# Exercise prompt
Review the material line by line. Identify and copy every line that contains the string "chart".

+++ Data provided

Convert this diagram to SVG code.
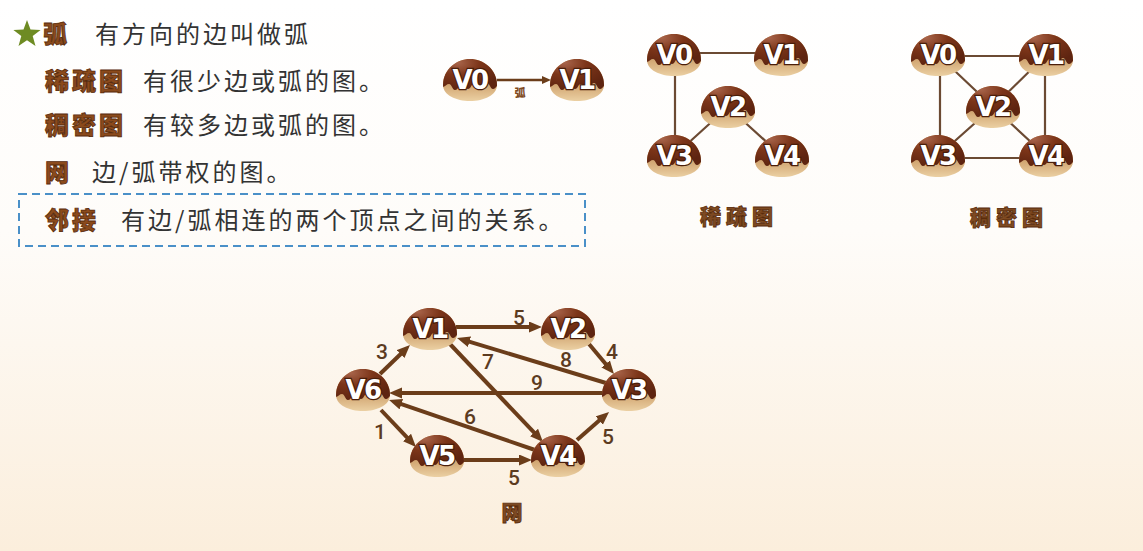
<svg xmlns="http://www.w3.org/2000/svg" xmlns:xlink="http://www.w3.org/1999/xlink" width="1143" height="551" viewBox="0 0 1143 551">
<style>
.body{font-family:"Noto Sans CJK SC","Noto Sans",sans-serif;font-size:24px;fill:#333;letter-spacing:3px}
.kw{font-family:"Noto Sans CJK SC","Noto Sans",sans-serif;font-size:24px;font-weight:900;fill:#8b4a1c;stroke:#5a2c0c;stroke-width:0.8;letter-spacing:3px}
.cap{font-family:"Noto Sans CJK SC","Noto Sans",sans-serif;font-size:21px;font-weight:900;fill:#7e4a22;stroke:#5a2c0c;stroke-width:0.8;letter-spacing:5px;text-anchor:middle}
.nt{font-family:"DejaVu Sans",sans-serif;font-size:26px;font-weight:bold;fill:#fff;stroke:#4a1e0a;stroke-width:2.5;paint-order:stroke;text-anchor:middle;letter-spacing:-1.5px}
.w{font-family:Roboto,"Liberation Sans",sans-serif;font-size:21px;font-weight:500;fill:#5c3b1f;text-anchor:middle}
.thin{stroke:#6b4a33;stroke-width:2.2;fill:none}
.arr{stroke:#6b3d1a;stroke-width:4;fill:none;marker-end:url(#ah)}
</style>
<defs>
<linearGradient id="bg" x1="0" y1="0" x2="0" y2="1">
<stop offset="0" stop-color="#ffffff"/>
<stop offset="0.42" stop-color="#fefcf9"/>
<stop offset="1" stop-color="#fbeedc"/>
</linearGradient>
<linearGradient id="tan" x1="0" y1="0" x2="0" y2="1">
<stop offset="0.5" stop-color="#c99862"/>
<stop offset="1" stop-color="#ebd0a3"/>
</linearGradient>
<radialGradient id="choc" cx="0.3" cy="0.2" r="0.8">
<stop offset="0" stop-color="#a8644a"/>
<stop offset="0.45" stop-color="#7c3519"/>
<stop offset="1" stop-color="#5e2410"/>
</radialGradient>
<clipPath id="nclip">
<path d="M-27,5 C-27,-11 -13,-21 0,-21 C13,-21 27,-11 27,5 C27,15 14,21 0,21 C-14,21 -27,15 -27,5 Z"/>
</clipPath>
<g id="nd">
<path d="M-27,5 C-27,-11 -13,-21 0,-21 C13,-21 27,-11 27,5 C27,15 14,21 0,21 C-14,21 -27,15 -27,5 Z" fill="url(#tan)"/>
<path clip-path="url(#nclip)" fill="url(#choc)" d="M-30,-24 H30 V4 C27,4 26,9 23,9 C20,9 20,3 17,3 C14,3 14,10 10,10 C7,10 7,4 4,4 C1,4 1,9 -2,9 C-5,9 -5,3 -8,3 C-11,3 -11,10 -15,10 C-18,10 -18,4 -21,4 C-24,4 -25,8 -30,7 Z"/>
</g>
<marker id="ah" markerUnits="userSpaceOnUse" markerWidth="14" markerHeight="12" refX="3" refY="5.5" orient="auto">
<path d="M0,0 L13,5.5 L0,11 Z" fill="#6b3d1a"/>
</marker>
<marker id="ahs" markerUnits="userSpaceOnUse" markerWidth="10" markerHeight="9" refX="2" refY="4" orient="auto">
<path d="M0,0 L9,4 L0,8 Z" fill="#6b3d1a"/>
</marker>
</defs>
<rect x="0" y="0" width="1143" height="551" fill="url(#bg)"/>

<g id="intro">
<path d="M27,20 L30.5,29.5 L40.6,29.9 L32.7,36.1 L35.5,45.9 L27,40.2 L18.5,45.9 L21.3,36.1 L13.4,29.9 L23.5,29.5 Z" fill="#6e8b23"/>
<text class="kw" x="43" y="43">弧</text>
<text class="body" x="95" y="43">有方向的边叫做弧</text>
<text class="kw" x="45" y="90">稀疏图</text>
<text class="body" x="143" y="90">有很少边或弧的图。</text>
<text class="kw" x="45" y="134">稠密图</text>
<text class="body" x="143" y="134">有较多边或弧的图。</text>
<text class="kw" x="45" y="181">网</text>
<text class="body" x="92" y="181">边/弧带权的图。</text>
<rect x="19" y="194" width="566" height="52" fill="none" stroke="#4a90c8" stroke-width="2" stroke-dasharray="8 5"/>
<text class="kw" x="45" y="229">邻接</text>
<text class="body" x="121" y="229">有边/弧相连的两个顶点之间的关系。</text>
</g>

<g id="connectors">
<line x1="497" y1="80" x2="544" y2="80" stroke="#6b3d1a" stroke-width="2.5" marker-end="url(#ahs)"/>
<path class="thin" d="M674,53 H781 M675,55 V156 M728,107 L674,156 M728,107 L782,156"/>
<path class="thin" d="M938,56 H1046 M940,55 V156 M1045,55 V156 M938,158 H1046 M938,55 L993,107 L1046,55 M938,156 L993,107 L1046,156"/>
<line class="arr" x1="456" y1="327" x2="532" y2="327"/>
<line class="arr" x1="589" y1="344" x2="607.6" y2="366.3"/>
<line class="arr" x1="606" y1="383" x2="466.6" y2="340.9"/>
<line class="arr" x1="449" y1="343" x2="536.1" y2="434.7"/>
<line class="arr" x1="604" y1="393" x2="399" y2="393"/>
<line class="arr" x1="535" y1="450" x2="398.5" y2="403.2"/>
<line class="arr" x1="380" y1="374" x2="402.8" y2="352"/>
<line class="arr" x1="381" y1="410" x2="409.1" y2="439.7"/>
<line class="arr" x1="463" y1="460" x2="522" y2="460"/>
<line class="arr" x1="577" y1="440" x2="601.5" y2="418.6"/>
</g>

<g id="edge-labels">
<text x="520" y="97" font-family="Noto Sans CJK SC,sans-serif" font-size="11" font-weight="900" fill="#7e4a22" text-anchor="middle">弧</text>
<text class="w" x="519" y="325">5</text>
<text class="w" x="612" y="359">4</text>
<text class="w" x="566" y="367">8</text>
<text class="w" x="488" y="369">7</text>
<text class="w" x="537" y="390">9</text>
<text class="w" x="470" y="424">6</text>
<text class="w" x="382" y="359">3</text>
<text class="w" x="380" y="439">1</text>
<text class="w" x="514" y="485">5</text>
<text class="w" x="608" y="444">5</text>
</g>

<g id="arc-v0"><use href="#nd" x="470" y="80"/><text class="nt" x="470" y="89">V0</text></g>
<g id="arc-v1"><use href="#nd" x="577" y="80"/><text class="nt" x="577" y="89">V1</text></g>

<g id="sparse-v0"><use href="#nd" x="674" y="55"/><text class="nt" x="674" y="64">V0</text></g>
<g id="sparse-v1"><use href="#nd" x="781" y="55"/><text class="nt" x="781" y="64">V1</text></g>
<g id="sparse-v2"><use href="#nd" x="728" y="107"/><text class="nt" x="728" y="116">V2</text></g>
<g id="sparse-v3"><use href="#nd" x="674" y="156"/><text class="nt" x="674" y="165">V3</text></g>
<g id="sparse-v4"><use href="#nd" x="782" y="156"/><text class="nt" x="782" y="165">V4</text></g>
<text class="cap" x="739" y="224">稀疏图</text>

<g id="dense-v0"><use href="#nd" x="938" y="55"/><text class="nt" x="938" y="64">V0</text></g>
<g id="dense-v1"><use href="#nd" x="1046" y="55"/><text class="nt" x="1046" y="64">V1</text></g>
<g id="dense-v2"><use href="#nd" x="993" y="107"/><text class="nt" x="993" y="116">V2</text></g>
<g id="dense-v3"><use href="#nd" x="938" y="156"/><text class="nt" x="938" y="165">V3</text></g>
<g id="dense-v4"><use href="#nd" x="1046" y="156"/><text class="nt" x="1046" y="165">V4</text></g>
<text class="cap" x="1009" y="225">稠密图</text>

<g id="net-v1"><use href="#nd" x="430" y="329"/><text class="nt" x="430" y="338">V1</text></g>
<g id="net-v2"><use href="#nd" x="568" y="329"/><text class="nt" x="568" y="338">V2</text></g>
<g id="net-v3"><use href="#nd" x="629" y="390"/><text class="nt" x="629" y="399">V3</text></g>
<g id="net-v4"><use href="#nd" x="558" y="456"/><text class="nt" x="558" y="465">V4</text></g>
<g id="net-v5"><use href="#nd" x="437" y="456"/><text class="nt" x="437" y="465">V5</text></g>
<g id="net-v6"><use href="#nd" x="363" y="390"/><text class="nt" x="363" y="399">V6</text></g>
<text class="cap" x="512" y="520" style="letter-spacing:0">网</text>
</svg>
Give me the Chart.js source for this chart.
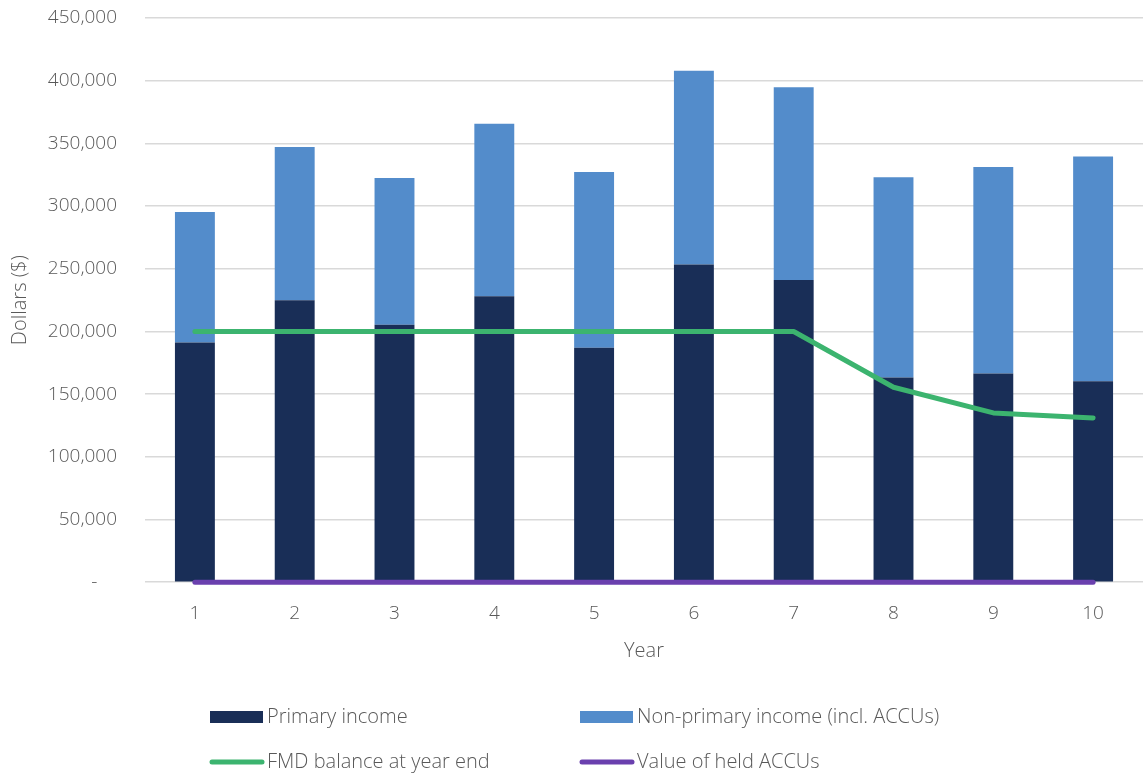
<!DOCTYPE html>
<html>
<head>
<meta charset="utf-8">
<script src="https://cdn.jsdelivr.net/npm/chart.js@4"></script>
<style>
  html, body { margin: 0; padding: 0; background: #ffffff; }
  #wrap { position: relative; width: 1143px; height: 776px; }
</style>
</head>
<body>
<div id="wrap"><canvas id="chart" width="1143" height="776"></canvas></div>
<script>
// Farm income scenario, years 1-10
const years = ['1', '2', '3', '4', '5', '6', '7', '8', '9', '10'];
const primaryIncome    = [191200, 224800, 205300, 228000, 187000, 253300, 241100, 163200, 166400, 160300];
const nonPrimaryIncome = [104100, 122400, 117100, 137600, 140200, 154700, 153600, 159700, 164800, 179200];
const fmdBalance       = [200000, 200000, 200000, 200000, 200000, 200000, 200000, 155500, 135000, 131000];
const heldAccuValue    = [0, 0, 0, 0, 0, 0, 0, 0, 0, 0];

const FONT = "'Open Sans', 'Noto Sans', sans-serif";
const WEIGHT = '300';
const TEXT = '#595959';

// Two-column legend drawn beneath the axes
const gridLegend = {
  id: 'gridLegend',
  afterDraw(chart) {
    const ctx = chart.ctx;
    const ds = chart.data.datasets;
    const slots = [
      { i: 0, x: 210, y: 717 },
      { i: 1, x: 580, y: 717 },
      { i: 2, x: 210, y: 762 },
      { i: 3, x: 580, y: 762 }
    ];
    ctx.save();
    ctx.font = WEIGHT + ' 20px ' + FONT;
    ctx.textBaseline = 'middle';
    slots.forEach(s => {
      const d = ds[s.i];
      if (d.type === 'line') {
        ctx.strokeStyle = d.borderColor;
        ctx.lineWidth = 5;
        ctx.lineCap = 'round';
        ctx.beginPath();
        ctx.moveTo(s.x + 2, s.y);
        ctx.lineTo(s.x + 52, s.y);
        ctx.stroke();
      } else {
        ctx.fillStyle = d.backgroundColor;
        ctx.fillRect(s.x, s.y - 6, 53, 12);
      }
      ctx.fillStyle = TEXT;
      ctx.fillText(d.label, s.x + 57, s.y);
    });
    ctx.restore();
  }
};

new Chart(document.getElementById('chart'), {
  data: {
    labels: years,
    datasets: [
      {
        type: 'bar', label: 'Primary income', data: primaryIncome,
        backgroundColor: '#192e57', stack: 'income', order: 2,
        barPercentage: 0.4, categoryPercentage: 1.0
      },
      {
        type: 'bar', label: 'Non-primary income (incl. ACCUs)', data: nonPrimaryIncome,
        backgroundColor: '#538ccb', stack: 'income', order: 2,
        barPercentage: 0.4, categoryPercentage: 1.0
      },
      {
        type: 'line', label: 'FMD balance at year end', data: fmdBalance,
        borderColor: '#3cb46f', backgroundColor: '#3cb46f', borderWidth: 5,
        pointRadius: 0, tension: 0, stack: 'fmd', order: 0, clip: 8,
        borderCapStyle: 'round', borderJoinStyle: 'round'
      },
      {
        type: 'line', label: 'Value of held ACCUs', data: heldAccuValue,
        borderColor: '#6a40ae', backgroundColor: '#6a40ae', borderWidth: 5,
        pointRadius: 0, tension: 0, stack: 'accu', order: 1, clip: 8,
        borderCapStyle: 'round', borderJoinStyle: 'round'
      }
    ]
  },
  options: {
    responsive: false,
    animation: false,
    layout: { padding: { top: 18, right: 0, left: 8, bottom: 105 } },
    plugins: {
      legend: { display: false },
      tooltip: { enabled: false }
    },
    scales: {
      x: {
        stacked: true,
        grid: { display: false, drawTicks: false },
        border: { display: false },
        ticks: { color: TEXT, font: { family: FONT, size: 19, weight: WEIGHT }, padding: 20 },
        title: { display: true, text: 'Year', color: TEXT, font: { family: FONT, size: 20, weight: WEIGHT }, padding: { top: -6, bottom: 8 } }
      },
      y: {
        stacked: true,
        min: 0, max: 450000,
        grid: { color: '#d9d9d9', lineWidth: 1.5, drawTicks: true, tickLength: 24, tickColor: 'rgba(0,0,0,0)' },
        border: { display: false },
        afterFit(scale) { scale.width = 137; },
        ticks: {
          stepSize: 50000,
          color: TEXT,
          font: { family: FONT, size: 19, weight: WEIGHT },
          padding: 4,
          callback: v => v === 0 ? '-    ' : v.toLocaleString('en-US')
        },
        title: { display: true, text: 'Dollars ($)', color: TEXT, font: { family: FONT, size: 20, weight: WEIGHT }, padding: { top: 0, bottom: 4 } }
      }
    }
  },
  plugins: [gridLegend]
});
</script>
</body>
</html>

++++++

# Reply
Give me the Chart.js source for this chart.
<script src="https://cdn.jsdelivr.net/npm/chart.js@4"></script>
<div id="wrap"><canvas id="chart" width="1143" height="776"></canvas></div>
  afterDraw(chart) {
    const ctx = chart.ctx;
    const ds = chart.data.datasets;
new Chart(document.getElementById('chart'), {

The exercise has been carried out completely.